**PROBLEM TO WORK ON:**
Starting at the first line of the data, print each line verbatim up to and including the line bearing "import pandas as pd", omitting pictures.

**DATA EXCERPTS:**
* BEGIN *
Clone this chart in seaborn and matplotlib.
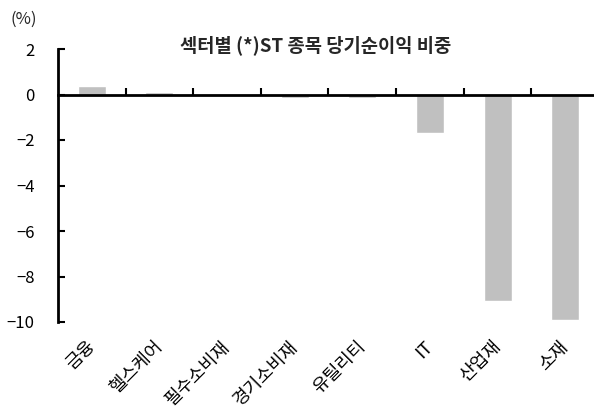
import matplotlib
matplotlib.use('Agg')
import matplotlib.pyplot as plt
import matplotlib.transforms as mtransforms
import seaborn as sns
import pandas as pd

# 섹터별 (*)ST 종목 당기순이익 비중 (%)
sectors = ['금융', '헬스케어', '필수소비재', '경기소비재', '유틸리티', 'IT', '산업재', '소재']
weights = [0.38, 0.13, 0.0, -0.16, -0.16, -1.69, -9.09, -9.93]
yticks = [2, 0, -2, -4, -6, -8, -10]

sns.set_theme(style='white')
plt.rcParams['font.family'] = ['Noto Sans CJK KR', 'DejaVu Sans']

fig = plt.figure(figsize=(5.94, 4.12), dpi=100)
ax = fig.add_axes([58 / 594, 1 - 322 / 412, (599 - 58) / 594, (322 - 49) / 412])

df = pd.DataFrame({'sector': sectors, 'weight': weights})
sns.barplot(data=df, x='sector', y='weight', color='#c0c0c0', saturation=1,
            width=0.415, ax=ax)

ax.set_xlim(-0.5, len(sectors) - 0.5)
ax.set_ylim(min(yticks), max(yticks))
ax.set_yticks(yticks)
ax.set_xlabel('')
ax.set_ylabel('')

ax.spines[['top', 'right', 'bottom']].set_visible(False)
ax.spines['left'].set_color('black')
ax.spines['left'].set_linewidth(2)
ax.tick_params(axis='y', left=True, direction='in', length=5, width=1.5,
               pad=17, labelsize=12, colors='black')
ax.tick_params(axis='x', length=0, pad=11, labelsize=13, colors='black')
shift = mtransforms.ScaledTranslation(-6 / 100, 0, fig.dpi_scale_trans)
for lab in ax.get_xticklabels():
    lab.set_rotation(45)
    lab.set_ha('right')
    lab.set_va('top')
    lab.set_rotation_mode('anchor')
    lab.set_transform(lab.get_transform() + shift)

# zero line with category boundary ticks pointing up
ax2 = ax.twiny()
ax2.set_xlim(ax.get_xlim())
ax2.spines[['top', 'right', 'left']].set_visible(False)
ax2.spines['bottom'].set_position(('data', 0))
ax2.spines['bottom'].set_linewidth(2)
ax2.spines['bottom'].set_color('black')
ax2.xaxis.set_ticks_position('bottom')
ax2.set_xticks([i + 0.5 for i in range(len(sectors) - 1)], labels=[])
ax2.tick_params(axis='x', bottom=True, top=False, direction='in', length=5,
                width=1.5, colors='black', labelbottom=False, labeltop=False)

fig.text(316 / 594, 1 - 45 / 412, '섹터별 (*)ST 종목 당기순이익 비중',
         ha='center', va='center', fontsize=13.5, fontweight='bold')
fig.text(10 / 594, 1 - 19 / 412, '(%)', ha='left', va='center', fontsize=12)

fig.savefig('out.png', dpi=100)
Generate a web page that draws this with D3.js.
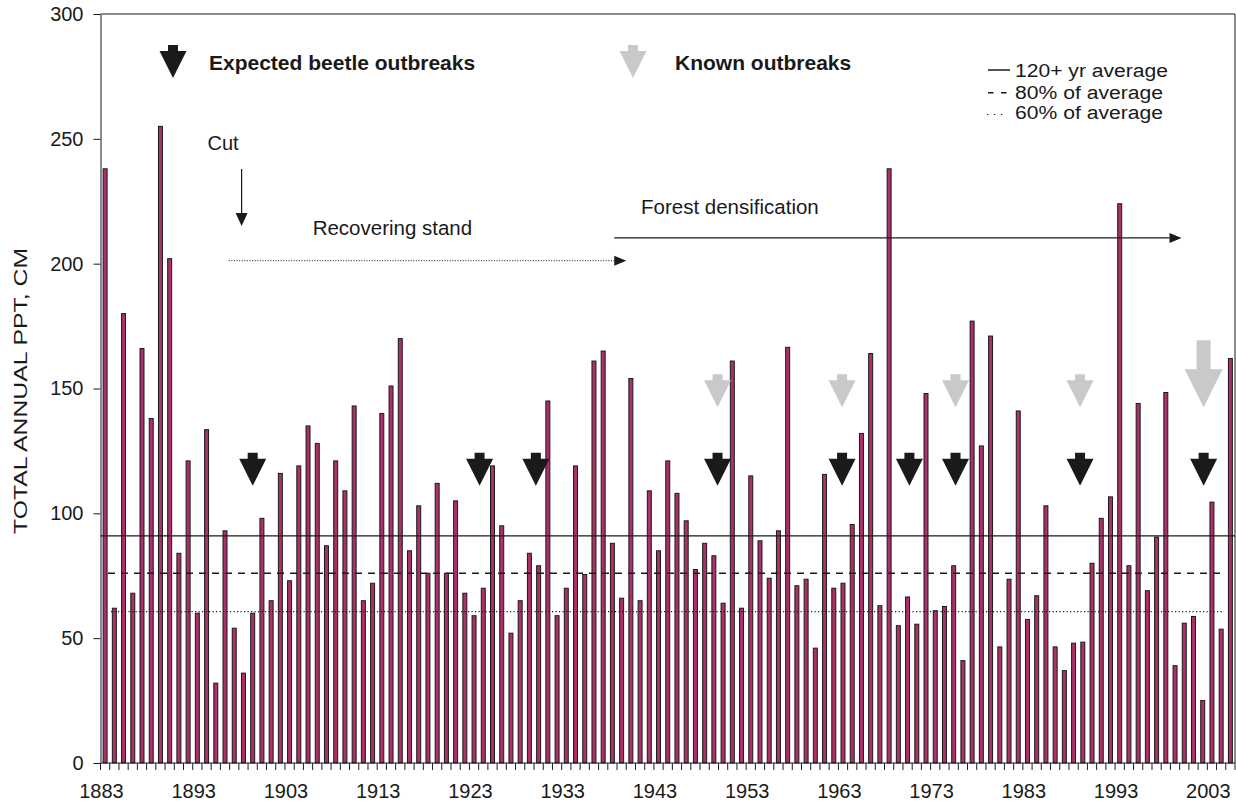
<!DOCTYPE html>
<html><head><meta charset="utf-8">
<script src="https://cdn.jsdelivr.net/npm/d3@7"></script>
<style>
body{margin:0;background:#fff}
svg{display:block}
text{font-family:"Liberation Sans",Arial,Helvetica,sans-serif;fill:#1a1a1a}
</style>
</head><body>
<svg id="chart" width="1236" height="803"></svg>
<script>
// ---------- data ----------
const years = d3.range(1883, 2006);
const precip = [
  238, 62, 180, 68, 166, 138, 255, 202, 84, 121,      // 1883-1892
  60, 133.5, 32, 93, 54, 36, 60, 98, 65, 116,         // 1893-1902
  73, 119, 135, 128, 87, 121, 109, 143, 65, 72,       // 1903-1912
  140, 151, 170, 85, 103, 76, 112, 76, 105, 68,       // 1913-1922
  59, 70, 119, 95, 52, 65, 84, 79, 145, 59,           // 1923-1932
  70, 119, 75.5, 161, 165, 88, 66, 154, 65, 109,      // 1933-1942
  85, 121, 108, 97, 77.5, 88, 83, 64, 161, 62,        // 1943-1952
  115, 89, 74, 93, 166.5, 71, 73.6, 46, 115.6, 70,    // 1953-1962
  72, 95.5, 132, 164, 63, 238, 55, 66.5, 55.6, 148,   // 1963-1972
  61, 62.7, 79, 41, 177, 127, 171, 46.5, 73.6, 141,   // 1973-1982
  57.5, 67, 103, 46.5, 37, 48, 48.4, 80, 98, 106.6,   // 1983-1992
  224, 79, 144, 69, 90.5, 148.4, 39, 56, 58.7, 25,    // 1993-2002
  104.5, 53.6, 162                                    // 2003-2005
];
const xTickLabels = ["1883","1893","1903","1913","1923","1933","1943","1953","1963","1973","1983","1993","2003"];
const yTickValues = [0, 50, 100, 150, 200, 250, 300];
const refNames = ["120+ yr average", "80% of average", "60% of average"];
const refValues = [91, 76, 60.6];
const expectedOutbreaks = [1899.0, 1923.6, 1929.7, 1949.4, 1962.9, 1970.2, 1975.2, 1988.7, 2002.1];
const knownOutbreaks = [1949.4, 1962.9, 1975.2, 1988.7];
const knownMajorOutbreaks = [2002.1];
const yAxisTitle = "TOTAL ANNUAL PPT, CM";

// ---------- layout ----------
const L = 100.5, R = 1235, T = 14, B = 763;
const svg = d3.select("#chart");
const x = d3.scaleBand().domain(years).range([L, R]).paddingInner(0.46).paddingOuter(0.23);
const y = d3.scaleLinear().domain([0, 300]).range([B, T]);
const step = x.step();
const xc = yr => L + (yr - years[0] + 0.5) * step;   // continuous year -> centre px
const xEdge = yr => L + (yr - years[0]) * step;       // band left boundary

const BAR = "#aa3169", INK = "#1a1a1a", GREY = "#c8c9cb";

// frame top/right
svg.append("line").attr("x1", L).attr("x2", R).attr("y1", T).attr("y2", T).attr("stroke", INK).attr("stroke-width", 1);
svg.append("line").attr("x1", R).attr("x2", R).attr("y1", T).attr("y2", B).attr("stroke", INK).attr("stroke-width", 1);

// bars
svg.append("g").selectAll("rect").data(years).join("rect")
  .attr("x", d => x(d) + 0.5)
  .attr("y", (d, i) => y(precip[i]))
  .attr("width", x.bandwidth() - 1)
  .attr("height", (d, i) => B - y(precip[i]))
  .attr("fill", BAR).attr("stroke", INK).attr("stroke-width", 1);

// reference lines
const refDash = [null, "7,6", "1.2,2.3"];
const refStart = [L, xEdge(1883) + 7.5, xEdge(1883) + 10.5];
const refEnd = [R, R - 13, R - 13];
svg.append("g").selectAll("line").data(refValues).join("line")
  .attr("x1", (d, i) => refStart[i]).attr("x2", (d, i) => refEnd[i])
  .attr("y1", d => y(d)).attr("y2", d => y(d))
  .attr("stroke", INK).attr("stroke-width", (d, i) => i === 0 ? 1.3 : (i === 1 ? 1.5 : 1.2))
  .attr("stroke-dasharray", (d, i) => refDash[i]);

// y axis
const yAxis = svg.append("g").attr("transform", `translate(${L},0)`)
  .call(d3.axisLeft(y).tickValues(yTickValues).tickSize(7).tickSizeOuter(0).tickPadding(10));
yAxis.selectAll("text").style("font-size", "20px").attr("fill", INK);
yAxis.selectAll("line,path").attr("stroke", INK);

// x axis (ticks at band boundaries)
const xg = svg.append("g");
xg.append("line").attr("x1", L).attr("x2", R).attr("y1", B).attr("y2", B).attr("stroke", INK);
xg.selectAll("line.t").data(years.concat([years[years.length - 1] + 1])).join("line").attr("class", "t")
  .attr("x1", d => xEdge(d)).attr("x2", d => xEdge(d)).attr("y1", B).attr("y2", B + 7).attr("stroke", INK);
xg.selectAll("text").data(xTickLabels).join("text")
  .attr("x", d => xEdge(+d) + 1).attr("y", 798).attr("text-anchor", "middle")
  .style("font-size", "20px").text(d => d);

// y title
svg.append("text").attr("transform", "translate(27,391) rotate(-90)")
  .attr("text-anchor", "middle").style("font-size", "19px")
  .attr("textLength", 286).attr("lengthAdjust", "spacingAndGlyphs").text(yAxisTitle);

// arrow shapes
function arrowPath(cx, tipY, s) {
  const top = tipY - s.headH - s.stemH, hy = tipY - s.headH;
  return `M${cx - s.stemW / 2},${top}L${cx + s.stemW / 2},${top}L${cx + s.stemW / 2},${hy}` +
         `L${cx + s.headW / 2},${hy}L${cx},${tipY}L${cx - s.headW / 2},${hy}L${cx - s.stemW / 2},${hy}Z`;
}
const small = {stemW: 10, stemH: 6, headW: 27, headH: 27};
const big = {stemW: 14, stemH: 29, headW: 38, headH: 38};

svg.append("g").selectAll("path").data(expectedOutbreaks).join("path")
  .attr("d", d => arrowPath(xc(d), y(111), small)).attr("fill", INK);
svg.append("g").selectAll("path").data(knownOutbreaks).join("path")
  .attr("d", d => arrowPath(xc(d), y(142.5), small)).attr("fill", GREY);
svg.append("g").selectAll("path").data(knownMajorOutbreaks).join("path")
  .attr("d", d => arrowPath(xc(d), y(142.5), big)).attr("fill", GREY);

// legend arrows & labels
svg.append("path").attr("d", arrowPath(173, 78, small)).attr("fill", INK);
svg.append("text").attr("x", 209).attr("y", 70).style("font-size", "21px").style("font-weight", "bold").text("Expected beetle outbreaks");
svg.append("path").attr("d", arrowPath(633, 78, small)).attr("fill", GREY);
svg.append("text").attr("x", 675).attr("y", 70).style("font-size", "21px").style("font-weight", "bold").text("Known outbreaks");

// reference legend
const legY = [70, 92.7, 114.5];
const legTextY = [77, 98.5, 118.5];
const legTextW = [153, 148, 148];
svg.append("line").attr("x1", 988).attr("x2", 1010).attr("y1", legY[0]).attr("y2", legY[0]).attr("stroke", INK).attr("stroke-width", 1.5);
svg.append("line").attr("x1", 988).attr("x2", 1008).attr("y1", legY[1]).attr("y2", legY[1]).attr("stroke", INK).attr("stroke-width", 1.5).attr("stroke-dasharray", "5.5,7.5");
svg.append("line").attr("x1", 987).attr("x2", 1004).attr("y1", legY[2]).attr("y2", legY[2]).attr("stroke", INK).attr("stroke-width", 1.2).attr("stroke-dasharray", "1.3,5.7");
svg.append("g").selectAll("text").data(refNames).join("text")
  .attr("x", 1015).attr("y", (d, i) => legTextY[i]).style("font-size", "18px")
  .attr("textLength", (d, i) => legTextW[i]).attr("lengthAdjust", "spacingAndGlyphs").text(d => d);

// annotations
svg.append("text").attr("x", xc(1894.1)).attr("y", 150).style("font-size", "20px").text("Cut");
svg.append("line").attr("x1", xc(1897.8)).attr("x2", xc(1897.8)).attr("y1", 169).attr("y2", 215).attr("stroke", INK).attr("stroke-width", 1.2);
svg.append("path").attr("d", `M${xc(1897.8) - 6},213L${xc(1897.8) + 6},213L${xc(1897.8)},226Z`).attr("fill", INK);

svg.append("text").attr("x", xc(1905.5)).attr("y", 234.5).style("font-size", "20.5px").text("Recovering stand");
svg.append("line").attr("x1", xc(1896.4)).attr("x2", xc(1938.2)).attr("y1", y(201.2)).attr("y2", y(201.2))
  .attr("stroke", INK).attr("stroke-width", 1).attr("stroke-dasharray", "1,1.6");
svg.append("path").attr("d", `M${xc(1938.2)},${y(201.2) - 5}L${xc(1939.5)},${y(201.2)}L${xc(1938.2)},${y(201.2) + 5}Z`).attr("fill", INK);

svg.append("text").attr("x", xc(1941.1)).attr("y", 214).style("font-size", "20.5px").text("Forest densification");
svg.append("line").attr("x1", xc(1938.2)).attr("x2", xc(1998.4)).attr("y1", y(210.3)).attr("y2", y(210.3))
  .attr("stroke", INK).attr("stroke-width", 1.2);
svg.append("path").attr("d", `M${xc(1998.4)},${y(210.3) - 5}L${xc(1999.7)},${y(210.3)}L${xc(1998.4)},${y(210.3) + 5}Z`).attr("fill", INK);
</script>
</body></html>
* END *
**ANSWER:**
Clone this chart in seaborn and matplotlib.
import matplotlib
matplotlib.use('Agg')
import matplotlib.pyplot as plt
import matplotlib.transforms as mtransforms
import seaborn as sns
import pandas as pd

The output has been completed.